Dec 09, 2010 12:00AM

Lena Dunham's 'Tiny Furniture'

Lena Dunham has just unleashed one of the most talked about films of the year.

There's a moment in Tiny Furniture (2010), the latest feature from mumblecore wunderkind Lena Dunham, when the protagonist's best friend suggests the ideal formula for a perfect night: "We can take Ambien and watch Picnic at Hanging Rock!". If, as many critics have noted, Dunham is the voice of a generation, then Generation Y is one hell of a resourceful bunch. Lena Dunham is no exception to the rule. The screenplay for Tiny Furniture was written in just a week in a post-graduate fugue, and shot on a consumer-grade Canon DSLR. Since debuting at SXSW in March, the film has gone on to reap the praise of critics and pick up a sizeable swag of award nominations. Not bad for Dunham, 24, a freshly graduated creative writing major.

HOOKER ON CAMPUS (2008)

Part of the charm of Dunham's work is that it has that warm, lived-in feel of a project made with more heart than money. Her college shorts, soaking in the social awkardness and skewed humour of pretty much every arts major, run the gamut of dire dinner parties, sex advice and campus prostitution. Dunham understands that the insecure drift of the years between adolescence and adulthood are some of the most important that we have to contend with. She chronicles them with a self-deprecating humour that makes all those awkward indignities and rare triumphs seem almost bearable.

PRESSURE (2006)

Dunham's cinematic world is populated with real-life friends and relatives and inhabits all of the director's haunts; from her liberal arts campus in Ohio, to the New York art scene that nurtured her courtesy of her photographer mother Laurie Simmons. This imbues her films with a sincere tenderness that defies their low production values. Tiny Furniture explores the postgraduate haze of 22-year-old protagonist Aura, who returns to her New York City home with an arts degree, 357 hits on her YouTube page, a boyfriend who's gone away to find himself and an ailing hamster. Aura is at times painfully self-indulgent, but instead of being insufferable it is a pleasure to experience her shaky, insecure journey which is at once deeply personal and universally relatable. Adding to the warm familial vibe is the fact that Dunham's mother and 17-year-old sister adopt their real-life roles in the narrative. All the subtle nuances of familial fondness and frustration are there, without the sense of contrivance that so frequently distinguishes the mumblecore genre. You get the feeling that Dunham just wants to share parts of her world, and that any accolades are secondary.

Then again, the sheer volume of praise heaped on Tiny Furniture can't be easily ignored. There are many remarkable things about the film. First, that it's only Dunham's second feature.

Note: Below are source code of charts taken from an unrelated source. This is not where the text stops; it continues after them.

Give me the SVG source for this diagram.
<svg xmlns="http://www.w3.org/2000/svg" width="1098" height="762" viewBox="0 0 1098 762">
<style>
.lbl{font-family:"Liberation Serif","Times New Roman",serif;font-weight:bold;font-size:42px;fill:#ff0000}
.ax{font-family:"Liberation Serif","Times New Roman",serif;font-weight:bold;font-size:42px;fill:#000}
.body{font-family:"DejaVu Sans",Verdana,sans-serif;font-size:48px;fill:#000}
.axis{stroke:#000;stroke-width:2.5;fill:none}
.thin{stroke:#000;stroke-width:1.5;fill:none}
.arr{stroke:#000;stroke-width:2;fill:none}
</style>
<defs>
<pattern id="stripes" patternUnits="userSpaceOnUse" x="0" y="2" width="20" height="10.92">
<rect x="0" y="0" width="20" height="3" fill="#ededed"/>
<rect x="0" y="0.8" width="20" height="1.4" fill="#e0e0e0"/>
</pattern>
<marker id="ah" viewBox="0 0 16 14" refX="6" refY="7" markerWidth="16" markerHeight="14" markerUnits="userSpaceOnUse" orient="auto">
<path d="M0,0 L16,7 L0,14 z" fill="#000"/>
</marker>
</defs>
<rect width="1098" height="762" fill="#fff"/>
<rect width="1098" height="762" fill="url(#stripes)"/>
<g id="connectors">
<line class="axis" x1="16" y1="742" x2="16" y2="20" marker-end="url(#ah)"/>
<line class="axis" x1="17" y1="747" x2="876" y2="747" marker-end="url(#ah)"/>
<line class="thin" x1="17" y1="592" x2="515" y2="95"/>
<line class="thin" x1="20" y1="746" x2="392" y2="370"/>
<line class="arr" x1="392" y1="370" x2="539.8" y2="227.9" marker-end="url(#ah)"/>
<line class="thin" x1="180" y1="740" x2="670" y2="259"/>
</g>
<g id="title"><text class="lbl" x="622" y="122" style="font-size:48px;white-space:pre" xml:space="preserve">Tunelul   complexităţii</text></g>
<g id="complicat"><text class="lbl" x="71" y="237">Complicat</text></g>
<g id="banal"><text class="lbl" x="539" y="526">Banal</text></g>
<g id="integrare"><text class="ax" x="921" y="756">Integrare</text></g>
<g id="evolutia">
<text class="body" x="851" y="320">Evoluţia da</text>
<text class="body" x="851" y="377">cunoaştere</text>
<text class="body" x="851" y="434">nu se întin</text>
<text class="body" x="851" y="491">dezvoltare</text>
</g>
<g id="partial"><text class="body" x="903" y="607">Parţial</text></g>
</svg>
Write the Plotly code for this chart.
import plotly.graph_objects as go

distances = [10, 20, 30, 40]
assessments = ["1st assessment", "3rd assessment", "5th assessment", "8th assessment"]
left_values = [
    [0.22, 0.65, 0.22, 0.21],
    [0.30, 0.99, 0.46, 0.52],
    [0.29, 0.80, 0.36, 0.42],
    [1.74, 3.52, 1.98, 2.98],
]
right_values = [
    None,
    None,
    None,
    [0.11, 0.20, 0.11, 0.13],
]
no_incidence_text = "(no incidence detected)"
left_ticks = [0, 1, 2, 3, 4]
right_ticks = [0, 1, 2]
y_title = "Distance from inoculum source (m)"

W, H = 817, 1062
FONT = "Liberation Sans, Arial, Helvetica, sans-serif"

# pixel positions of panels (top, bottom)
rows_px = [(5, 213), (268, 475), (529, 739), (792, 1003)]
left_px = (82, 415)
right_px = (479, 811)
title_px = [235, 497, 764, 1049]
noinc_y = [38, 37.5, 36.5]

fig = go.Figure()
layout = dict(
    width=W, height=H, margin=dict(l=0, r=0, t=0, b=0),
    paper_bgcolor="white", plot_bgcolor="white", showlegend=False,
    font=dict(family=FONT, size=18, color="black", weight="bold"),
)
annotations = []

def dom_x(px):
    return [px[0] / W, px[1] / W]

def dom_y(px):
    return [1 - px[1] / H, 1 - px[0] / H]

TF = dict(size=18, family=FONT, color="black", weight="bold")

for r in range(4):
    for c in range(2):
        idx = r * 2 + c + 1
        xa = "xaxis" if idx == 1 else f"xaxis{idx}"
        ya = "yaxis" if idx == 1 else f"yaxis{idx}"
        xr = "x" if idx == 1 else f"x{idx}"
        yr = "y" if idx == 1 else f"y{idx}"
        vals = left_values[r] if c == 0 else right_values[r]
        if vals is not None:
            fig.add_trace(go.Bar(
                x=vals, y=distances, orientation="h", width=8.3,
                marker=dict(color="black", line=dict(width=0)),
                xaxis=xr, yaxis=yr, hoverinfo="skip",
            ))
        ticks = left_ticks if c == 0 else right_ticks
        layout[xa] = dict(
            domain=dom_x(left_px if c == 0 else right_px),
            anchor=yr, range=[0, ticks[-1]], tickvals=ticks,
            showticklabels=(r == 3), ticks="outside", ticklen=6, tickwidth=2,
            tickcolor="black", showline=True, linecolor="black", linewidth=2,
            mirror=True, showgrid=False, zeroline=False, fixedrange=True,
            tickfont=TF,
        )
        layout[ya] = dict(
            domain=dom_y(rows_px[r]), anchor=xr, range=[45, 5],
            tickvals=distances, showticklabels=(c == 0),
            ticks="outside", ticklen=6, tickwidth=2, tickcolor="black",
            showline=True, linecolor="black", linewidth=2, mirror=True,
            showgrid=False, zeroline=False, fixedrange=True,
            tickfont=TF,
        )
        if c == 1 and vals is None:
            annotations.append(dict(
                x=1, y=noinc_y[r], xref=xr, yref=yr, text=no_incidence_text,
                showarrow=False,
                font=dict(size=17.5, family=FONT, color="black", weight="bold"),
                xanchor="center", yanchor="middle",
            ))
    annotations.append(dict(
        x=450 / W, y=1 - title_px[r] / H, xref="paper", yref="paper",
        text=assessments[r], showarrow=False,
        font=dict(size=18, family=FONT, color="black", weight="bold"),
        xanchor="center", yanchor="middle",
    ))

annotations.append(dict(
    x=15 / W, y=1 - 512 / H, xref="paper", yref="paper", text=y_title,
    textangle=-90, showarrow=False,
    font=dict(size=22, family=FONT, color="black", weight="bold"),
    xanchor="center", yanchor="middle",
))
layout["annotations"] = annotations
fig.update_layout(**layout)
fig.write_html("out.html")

More remarkable still is that this sophomore effort has received three nominations for the 2011 Independent Spirit Awards: Best First Feature, Best First Screenplay and Best Cinematography (ironic, really, considering the whole thing was filmed on a humble Canon digital).

TINY FURNITURE (2010)

Tiny Furniture also caught the eye of super-producer/director Judd Apatow, who approached Dunham to work on a TV series. The result may be a welcome salve to critics of Apatow's usual stable of misogynistic bodily function based comedies. It carries the title Girls and, as in all of Dunham's previous endeavours, she will direct, write and act in the project. She describes it as the lovechild of Tiny Furniture and Sex and the City — taking the making-it-in-New York paradigm and drenching it with her unique brand of offbeat social observations. HBO have already greenlighted Girls, essentially a supercharged, glossier version of Dunham's obscenely addictive webseries Delusional Downtown Divas, which chronicles the adventures of an absurdly coiffed trio of New York art hipsters.


DELUSIONAL DOWNTOWN DIVAS

You could say that Lena Dunham is the new voice of a generation that's too disenchanted and self-absorbed to express themselves with eloquence. Then again, there is something about the intimacy of her work that defies the 'generational voice' tag she's been lumped with. The more I've been absorbed into Leah Dunham's myriad of creative escapades, the more I wish I could share some of that "post-graduate delirium" with her. Lena Dunham's voice is the voice of graduate blues, the voice of quarter-life crises, the voice of awkward fumbles in the dark. Lena Dunham's shameless voice is the voice of your best friend. And that's what makes her work so damn likeable.